RuntimeError: cuda runtime error (11) : invalid argument at /pytorch/aten/src/THC/THCGeneral.cpp:383
jwnirvana opened this issue · comments
Checkpoint dst: data/models/voc12/deeplabv2_resnet101_msc/train_aug
0%| | 0/20000 [00:00<?, ?it/s]THCudaCheck FAIL file=/pytorch/aten/src/THC/THCGeneral.cpp line=383 error=11 : invalid argument
Traceback (most recent call last):
File "main.py", line 503, in
main()
File "/usr/local/anaconda3/lib/python3.6/site-packages/click/core.py", line 722, in call
return self.main(*args, **kwargs)
File "/usr/local/anaconda3/lib/python3.6/site-packages/click/core.py", line 697, in main
rv = self.invoke(ctx)
File "/usr/local/anaconda3/lib/python3.6/site-packages/click/core.py", line 1066, in invoke
return _process_result(sub_ctx.command.invoke(sub_ctx))
File "/usr/local/anaconda3/lib/python3.6/site-packages/click/core.py", line 895, in invoke
return ctx.invoke(self.callback, **ctx.params)

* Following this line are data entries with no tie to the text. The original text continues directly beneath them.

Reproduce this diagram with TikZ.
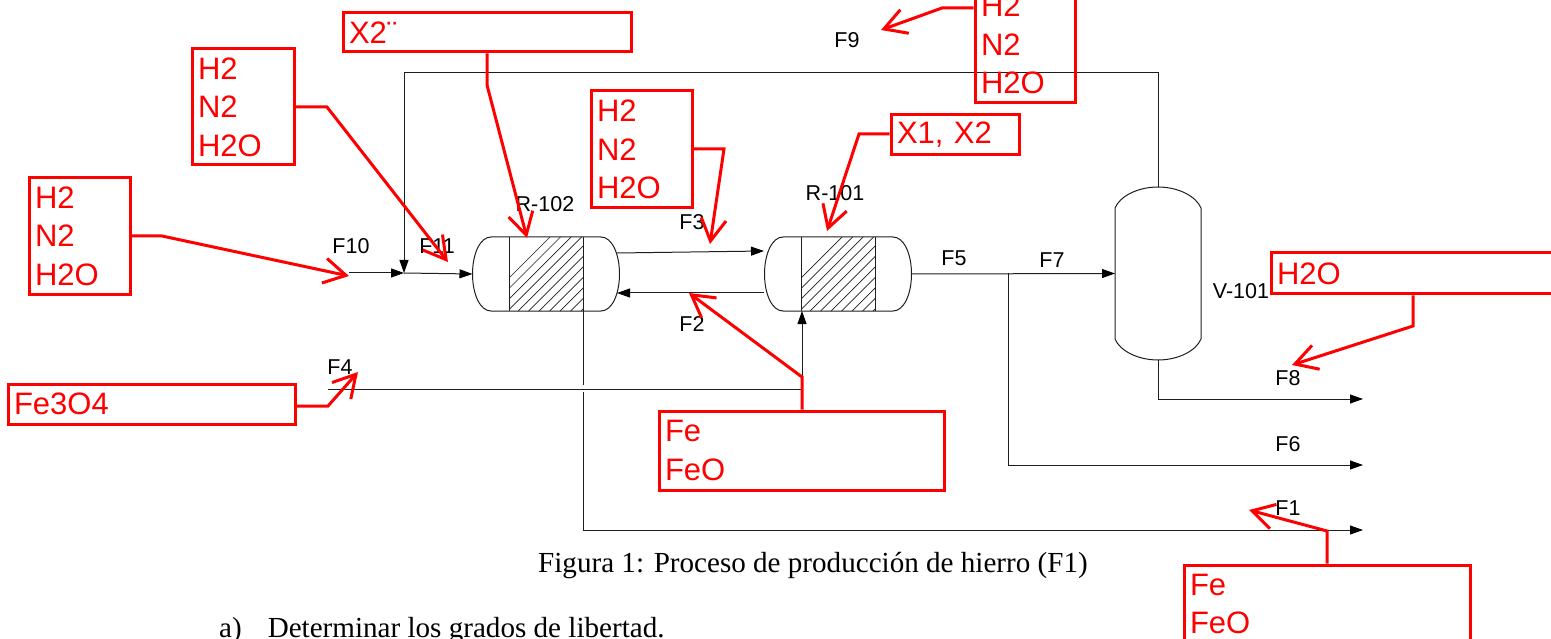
\documentclass[tikz,border=0pt]{standalone}
\usepackage{fontspec}
\setmainfont{Liberation Sans}
\newfontfamily\serifcap{Liberation Serif}
\usetikzlibrary{arrows.meta}
\definecolor{redmark}{RGB}{255,0,0}
\definecolor{procline}{RGB}{30,30,30}
\tikzset{
  redbox/.style={draw=redmark,line width=3pt,text=redmark,rectangle,inner xsep=6pt,inner ysep=0pt,
     align=left,font=\fontsize{31}{38.5}\selectfont},
  redarrow/.style={draw=redmark,line width=3pt,line join=miter,-{Straight Barb[length=22pt,width=25pt,line width=3pt]}},
  proc/.style={draw=procline,line width=1pt},
  flow/.style={proc,-{Triangle[length=13pt,width=9pt,color=black]}},
  lbl/.style={font=\fontsize{21.5}{24}\selectfont,text=black,inner sep=0pt},
  capt/.style={font=\serifcap\fontsize{29.1}{32}\selectfont,text=black,inner sep=0pt,anchor=base west},
  hatchline/.style={draw=procline,line width=0.7pt}
}
\newcommand{\hvessel}[2]{%
  \node[minimum width=147pt,minimum height=74pt,inner sep=0pt,outer sep=0pt] (#1) at (#2,274) {};
  \begin{scope}
    \clip (#2-37,237) rectangle (#2+37,311);
    \foreach \i in {-70,-59.5,...,80} \draw[hatchline] (#2+\i,311) -- (#2+\i+74,237);
  \end{scope}
  \draw[proc] (#2-55,237) .. controls (#2-66,237) and (#2-73.5,254) .. (#2-73.5,274)
     .. controls (#2-73.5,294) and (#2-66,311) .. (#2-55,311) -- (#2+55,311)
     .. controls (#2+66,311) and (#2+73.5,294) .. (#2+73.5,274)
     .. controls (#2+73.5,254) and (#2+66,237) .. (#2+55,237) -- cycle;
  \draw[proc] (#2-37,237) -- (#2-37,311) (#2+37,237) -- (#2+37,311);
}
\begin{document}
\begin{tikzpicture}[x=1pt,y=-1pt]
\useasboundingbox (0,0) rectangle (1551,639);
\clip (0,0) rectangle (1551,639);
% vessels
\hvessel{rtwo}{546}
\hvessel{rone}{838}
\node[minimum width=86pt,minimum height=173pt,inner sep=0pt,outer sep=0pt] (vsep) at (1158,273.5) {};
\draw[proc] (1115,208) .. controls (1120,196) and (1138,187) .. (1158,187)
   .. controls (1178,187) and (1196,196) .. (1201,208) -- (1201,339)
   .. controls (1196,351) and (1178,360) .. (1158,360)
   .. controls (1138,360) and (1120,351) .. (1115,339) -- cycle;
% named points
\coordinate (topR) at (1158,73);
\coordinate (topL) at (404,73);
\coordinate (mix) at (404,273);
\coordinate (fin) at (349,273);
\coordinate (fthreeS) at (617,253);
\coordinate (fthreeE) at (764,251);
\coordinate (ftwoS) at (764,293);
\coordinate (ftwoE) at (617,293);
\coordinate (split) at (1008,273);
\coordinate (fsixC) at (1008,465);
\coordinate (fsixE) at (1363,465);
\coordinate (feightC) at (1158,399);
\coordinate (feightE) at (1363,399);
\coordinate (foneA) at (583,311);
\coordinate (foneG1) at (583,385);
\coordinate (foneG2) at (583,392);
\coordinate (foneC) at (583,530);
\coordinate (foneE) at (1363,530);
\coordinate (ffourS) at (328,389);
\coordinate (ffourC) at (802,389);
\coordinate (ffourE) at (802,311);
% process connectors
\draw[flow] (vsep.north) -- (topR) -- (topL) -- (mix);
\draw[flow] (fin) -- (mix);
\draw[flow] (mix) -- (rtwo.west);
\draw[flow] (fthreeS) -- (fthreeE);
\draw[flow] (ftwoS) -- (ftwoE);
\draw[flow] (rone.east) -- (vsep.west);
\draw[flow] (split) -- (fsixC) -- (fsixE);
\draw[flow] (vsep.south) -- (feightC) -- (feightE);
\draw[proc] (foneA) -- (foneG1);
\draw[flow] (foneG2) -- (foneC) -- (foneE);
\draw[flow] (ffourS) -- (ffourC) -- (ffourE);
% labels
\node[lbl] (lten) at (351,246) {F10};
\node[lbl] (lele) at (437,246) {F11};
\node[lbl] (lrtwo) at (545,204) {R-102};
\node[lbl] (lfthree) at (692,222) {F3};
\node[lbl] (lrone) at (835,193) {R-101};
\node[lbl] (lffive) at (954,258) {F5};
\node[lbl] (lfseven) at (1052,260) {F7};
\node[lbl] (lv) at (1241,291) {V-101};
\node[lbl] (lfeight) at (1288,378) {F8};
\node[lbl] (lfsix) at (1288,444) {F6};
\node[lbl] (lfone) at (1288,508) {F1};
\node[lbl] (lftwo) at (692,324) {F2};
\node[lbl] (lffour) at (340,367) {F4};
\node[lbl] (lfnine) at (847,40) {F9};
% red boxes
\node[redbox,minimum width=288pt,minimum height=39pt,text width=276pt] (bxtwo) at (487,32.5) {X2¨};
\node[redbox,minimum width=102pt,minimum height=116pt,text width=90pt] (ba) at (243,107) {H2\\N2\\H2O};
\node[redbox,minimum width=101pt,minimum height=117pt,text width=89pt] (bb) at (79.5,236) {H2\\N2\\H2O};
\node[redbox,minimum width=101pt,minimum height=117pt,text width=89pt] (bc) at (641.5,149.5) {H2\\N2\\H2O};
\node[redbox,minimum width=128pt,minimum height=40pt,text width=116pt] (bxone) at (955,135) {X1, X2};
\node[redbox,minimum width=100pt,minimum height=117pt,text width=88pt] (btop) at (1025,44.5) {H2\\N2\\H2O};
\node[redbox,minimum width=300pt,minimum height=41pt,text width=288pt] (bw) at (1421,273.5) {H2O};
\node[redbox,minimum width=287pt,minimum height=40pt,text width=275pt] (bmag) at (151.5,404) {Fe3O4};
\node[redbox,minimum width=285pt,minimum height=79pt,text width=273pt] (bfem) at (801.5,450.5) {Fe\\FeO};
\node[redbox,minimum width=286pt,minimum height=116pt,text width=274pt] (bfeb) at (1327,623) {Fe\\FeO\\\mbox{}};
% red connector points
\coordinate (ka) at (327,107); \coordinate (ta) at (448,262);
\coordinate (kb) at (162,236); \coordinate (tb) at (349,276);
\coordinate (kc) at (724,149); \coordinate (tc) at (710,244);
\coordinate (kx) at (487,85); \coordinate (tx) at (527,238);
\coordinate (ko) at (859,134); \coordinate (to) at (827,231);
\coordinate (kt) at (942,8); \coordinate (tt) at (881,30);
\coordinate (kw) at (1413,326); \coordinate (tw) at (1292,365);
\coordinate (km) at (328,406); \coordinate (tm) at (358,372);
\coordinate (kf) at (802,377); \coordinate (tf) at (689,293);
\coordinate (kg) at (1327,531); \coordinate (tg) at (1249,510);
% red connectors
\draw[redarrow] (ba.east |- ka) -- (ka) -- (ta);
\draw[redarrow] (bb.east |- kb) -- (kb) -- (tb);
\draw[redarrow] (bc.east |- kc) -- (kc) -- (tc);
\draw[redarrow] (bxtwo.south) -- (kx) -- (tx);
\draw[redarrow] (bxone.west |- ko) -- (ko) -- (to);
\draw[redarrow] (btop.west |- kt) -- (kt) -- (tt);
\draw[redarrow] (bw.south -| kw) -- (kw) -- (tw);
\draw[redarrow] (bmag.east |- km) -- (km) -- (tm);
\draw[redarrow] (bfem.north -| kf) -- (kf) -- (tf);
\draw[redarrow] (bfeb.north) -- (kg) -- (tg);
% caption text
\node[capt] (cap) at (538,572) {Figura 1: Proceso de producción de hierro (F1)};
\node[capt] (parta) at (219,637) {a)\hspace{26pt}Determinar los grados de libertad.};
\end{tikzpicture}
\end{document}
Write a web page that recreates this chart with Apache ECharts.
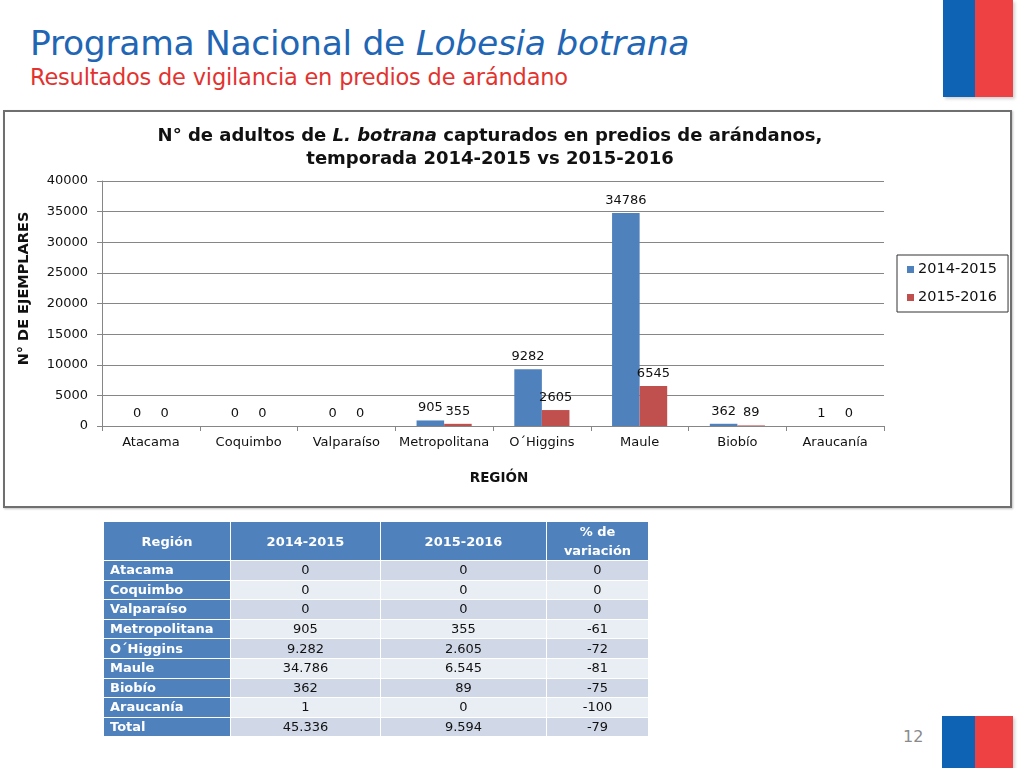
<!DOCTYPE html>
<html>
<head>
<meta charset="utf-8">
<script src="https://cdn.jsdelivr.net/npm/echarts@6/dist/echarts.min.js"></script>
<style>
  html, body { margin:0; padding:0; background:#fff; }
  body { width:1024px; height:768px; position:relative; overflow:hidden; font-family:"DejaVu Sans", Verdana, sans-serif; }
  #frame { position:absolute; left:3px; top:110px; width:1005px; height:394px; border:2px solid #6f6f6f; box-shadow:1px 1px 2px rgba(0,0,0,0.25); }
  #chart { position:absolute; left:0; top:0; width:1024px; height:768px; }
  .title { position:absolute; left:30px; top:23px; font-size:34.5px; color:#2165B5; white-space:nowrap; letter-spacing:-0.3px; }
  .subtitle { position:absolute; left:30px; top:64px; font-size:22.5px; color:#E2332F; white-space:nowrap; letter-spacing:-0.2px; }
  .flag { position:absolute; box-shadow:2px 2px 3px rgba(0,0,0,0.18); }
  .flag .b { position:absolute; left:0; top:0; height:100%; background:#0E63B5; }
  .flag .r { position:absolute; top:0; height:100%; background:#EE4143; }
  .pnum { position:absolute; left:903px; top:727px; font-size:16px; color:#8a8a8a; }
  table { position:absolute; left:103px; top:521px; border-collapse:collapse; table-layout:fixed; font-family:"DejaVu Sans", Verdana, sans-serif; font-size:13px; }
  td, th { border:1.5px solid #fff; padding:0; }
  tr.h { height:37px; }
  tr.d { height:19.6px; }
  th { background:#4F81BD; color:#fff; font-weight:bold; line-height:19px; }
  td.rg { background:#4F81BD; color:#fff; font-weight:bold; text-align:left; padding-left:6px; line-height:16px; }
  td.v { text-align:center; color:#111; line-height:16px; }
  tr.odd td.v { background:#D0D8E8; }
  tr.even td.v { background:#E9EDF4; }
</style>
</head>
<body>
<div class="title">Programa Nacional de <i>Lobesia botrana</i></div>
<div class="subtitle">Resultados de vigilancia en predios de arándano</div>
<div class="flag" style="left:943px;top:0;width:70px;height:97px;"><div class="b" style="width:32px"></div><div class="r" style="left:32px;width:38px"></div></div>
<div class="flag" style="left:942px;top:716px;width:71px;height:60px;"><div class="b" style="width:33px"></div><div class="r" style="left:33px;width:38px"></div></div>
<div class="pnum">12</div>
<div id="frame"></div>
<div id="chart"></div>
<table id="tbl"></table>
<script>
const categories = ['Atacama','Coquimbo','Valparaíso','Metropolitana','O´Higgins','Maule','Biobío','Araucanía'];
const values2014 = [0, 0, 0, 905, 9282, 34786, 362, 1];
const values2015 = [0, 0, 0, 355, 2605, 6545, 89, 0];
const seriesNames = ['2014-2015', '2015-2016'];

const tableHeaders = ['Región', '2014-2015', '2015-2016', '% de<br>variación'];
const tableRegions = ['Atacama','Coquimbo','Valparaíso','Metropolitana','O´Higgins','Maule','Biobío','Araucanía','Total'];
const table2014 = ['0','0','0','905','9.282','34.786','362','1','45.336'];
const table2015 = ['0','0','0','355','2.605','6.545','89','0','9.594'];
const tableVariation = ['0','0','0','-61','-72','-81','-75','-100','-79'];

// Build table
const colW = [127, 150, 166, 102];
let html = '<colgroup>' + colW.map(w=>'<col style="width:'+w+'px">').join('') + '</colgroup>';
html += '<tr class="h">' + tableHeaders.map(h=>'<th>'+h+'</th>').join('') + '</tr>';
tableRegions.forEach((r,i)=>{
  html += '<tr class="d '+(i%2===0?'odd':'even')+'"><td class="rg">'+r+'</td><td class="v">'+table2014[i]+'</td><td class="v">'+table2015[i]+'</td><td class="v">'+tableVariation[i]+'</td></tr>';
});
const tbl = document.getElementById('tbl');
tbl.innerHTML = html;
tbl.style.width = colW.reduce((a,b)=>a+b,0) + 'px';

const chart = echarts.init(document.getElementById('chart'), null, {renderer:'canvas'});
const font = '"DejaVu Sans", Verdana, sans-serif';
const lbl = { show:true, position:'top', distance:6, color:'#111', fontSize:13, fontFamily:font };
chart.setOption({
  animation:false,
  textStyle:{ fontFamily:font },
  title:{
    left:485, top:120, textAlign:'center',
    text:'{b|N° de adultos de }{bi|L. botrana}{b| capturados en predios de arándanos,}\n{b|temporada 2014-2015 vs 2015-2016}',
    textStyle:{
      rich:{
        b:{ fontSize:18, fontWeight:'bold', color:'#111', fontFamily:font, lineHeight:23 },
        bi:{ fontSize:18, fontWeight:'bold', fontStyle:'italic', color:'#111', fontFamily:font, lineHeight:23 }
      }
    }
  },
  legend:{
    orient:'vertical', left:897, top:255,
    padding:[7,11,7,10], itemGap:13,
    borderColor:'#333', borderWidth:1,
    itemWidth:7, itemHeight:7, icon:'rect',
    textStyle:{ fontSize:14.5, color:'#111', fontFamily:font, padding:[0,0,0,-1] },
    data:seriesNames
  },
  grid:{ left:102, right:140, top:181, bottom:342 },
  xAxis:{
    type:'category', data:categories,
    axisLine:{ lineStyle:{ color:'#868686' } },
    axisTick:{ show:true, alignWithLabel:false, length:5, lineStyle:{ color:'#868686' } },
    axisLabel:{ color:'#111', fontSize:13, margin:10, fontFamily:font, interval:0 },
    name:'REGIÓN', nameLocation:'middle', nameGap:45,
    nameTextStyle:{ fontWeight:'bold', fontSize:13.5, color:'#111', fontFamily:font, padding:[0,0,0,12] }
  },
  yAxis:{
    type:'value', min:0, max:40000, interval:5000,
    axisLine:{ show:true, lineStyle:{ color:'#868686' } },
    axisTick:{ show:true, length:5, lineStyle:{ color:'#868686' } },
    axisLabel:{ color:'#111', fontSize:13, margin:14, fontFamily:font, formatter:(v)=>String(v) },
    splitLine:{ lineStyle:{ color:'#868686' } },
    name:'N° DE EJEMPLARES', nameLocation:'middle', nameGap:70, nameRotate:90,
    nameTextStyle:{ fontWeight:'bold', fontSize:14.5, color:'#111', fontFamily:font, padding:[0,0,0,30] }
  },
  series:[
    { name:seriesNames[0], type:'bar', data:values2014, barWidth:'28.2%', barGap:'0%', itemStyle:{ color:'#4F81BD' }, label:lbl },
    { name:seriesNames[1], type:'bar', data:values2015, barWidth:'28.2%', barGap:'0%', itemStyle:{ color:'#C0504D' }, label:lbl }
  ]
});
</script>
</body>
</html>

File "/usr/local/anaconda3/lib/python3.6/site-packages/click/core.py", line 535, in invoke
return callback(*args, **kwargs)
File "main.py", line 229, in train
logits = model(images.to(device))
File "/usr/local/anaconda3/lib/python3.6/site-packages/torch/nn/modules/module.py", line 493, in call
result = self.forward(*input, **kwargs)
File "/usr/local/anaconda3/lib/python3.6/site-packages/torch/nn/parallel/data_parallel.py", line 150, in forward
return self.module(*inputs[0], **kwargs[0])
File "/usr/local/anaconda3/lib/python3.6/site-packages/torch/nn/modules/module.py", line 493, in call
result = self.forward(*input, **kwargs)
File "/media/wj/bangong/wang/deeplab-pytorch-master/libs/models/msc.py", line 28, in forward
logits = self.base(x)
File "/usr/local/anaconda3/lib/python3.6/site-packages/torch/nn/modules/module.py", line 493, in call
result = self.forward(*input, **kwargs)
File "/usr/local/anaconda3/lib/python3.6/site-packages/torch/nn/modules/container.py", line 92, in forward
input = module(input)
File "/usr/local/anaconda3/lib/python3.6/site-packages/torch/nn/modules/module.py", line 493, in call
result = self.forward(*input, **kwargs)
File "/usr/local/anaconda3/lib/python3.6/site-packages/torch/nn/modules/container.py", line 92, in forward
input = module(input)
File "/usr/local/anaconda3/lib/python3.6/site-packages/torch/nn/modules/module.py", line 493, in call
result = self.forward(*input, **kwargs)
File "/usr/local/anaconda3/lib/python3.6/site-packages/torch/nn/modules/container.py", line 92, in forward
input = module(input)
File "/usr/local/anaconda3/lib/python3.6/site-packages/torch/nn/modules/module.py", line 493, in call
result = self.forward(*input, **kwargs)
File "/usr/local/anaconda3/lib/python3.6/site-packages/torch/nn/modules/conv.py", line 338, in forward
self.padding, self.dilation, self.groups)
RuntimeError: cuda runtime error (11) : invalid argument at /pytorch/aten/src/THC/THCGeneral.cpp:383
It looks PyTorch installation issue.
thanks,how about your cuda,since my cuda is 9.0
My CUDA is 10.0, but may not informative for you.
What is your GPU and graphics driver? You can easily find many developers fail to work PyTorch + CUDA 9.0 on the latest cards like Turing 20xx. I think your runtime error (11) is not due to this repository. Check PyTorch forum and test with a simple code.